Me: I always think it funny when we “discover” a new tribe out in the middle of the Amazon or something, and we feel so happy that we can bring “civilization” to them – to free them from their horrible life in sync with the earth and their environment…but with out Nintendo (oh the terror!!)
I’m thinking that something we all experienced was “accepting” our environment. It was hot, and the hot wasn’t going to go away by bitching about it – so we didn’t bitch, and accepted the heat. And the climbs weren’t going away – they were something to be accepted and experienced, until they were gone, and a new challenge presented itself. For me, I didn’t fight the desert, and I think that greatly helped my race and my attitude. And it helped that camp wasn’t full of a bunch of drama queens/kings.
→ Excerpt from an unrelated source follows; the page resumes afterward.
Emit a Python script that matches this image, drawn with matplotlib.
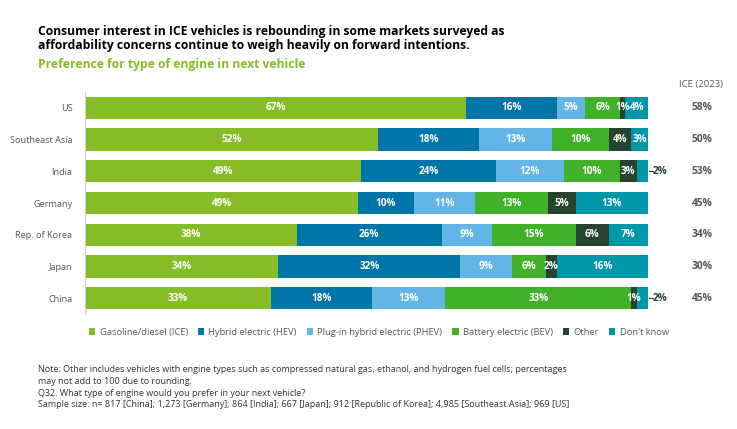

The first time I paced someone (very early in my ultra running career) the guy taught me “you have to get comfortable with being uncomfortable.” And maybe that’s the glue that joins RATS together – we’ve all made that adjustment to life, that discomfort isn’t something that MUST BE ELIMINATED at all costs, but rather, can be accepted, and maybe even enjoyed a bit.
Dang, awful philosophical for a Friday morning!!!
Jason: I think its nearly impossible to do something as awesome and challenging as RATS and not get philosophical or come away with a different perspective on life. And trying to explain all this to friends and family…forget about it.
Medical Epilogue – Remember when I pulled my shoe out of the mud and tied it real tight? Well, I’m thinking I did something bad to my foot that day. When I woke up the morning of the 52 mile stage, the top of one of my feet (right under where the knot was) was very sore – and it stayed sore throughout the day, and through the rest of the race. It’s a little over a week gone by now, and it still hurts. I’ve had it x-rayed, but nothing showed. I’ll go back again in a couple of days since stress fractures often don’t show up right way.
Another thing that happened in my first week back – I was VERY lethargic. After a couple of days I stepped on a scale, and saw that I was 5 pounds lighter than when I started the race. I then began “recovery eating” in earnest, and my energy returned very quickly.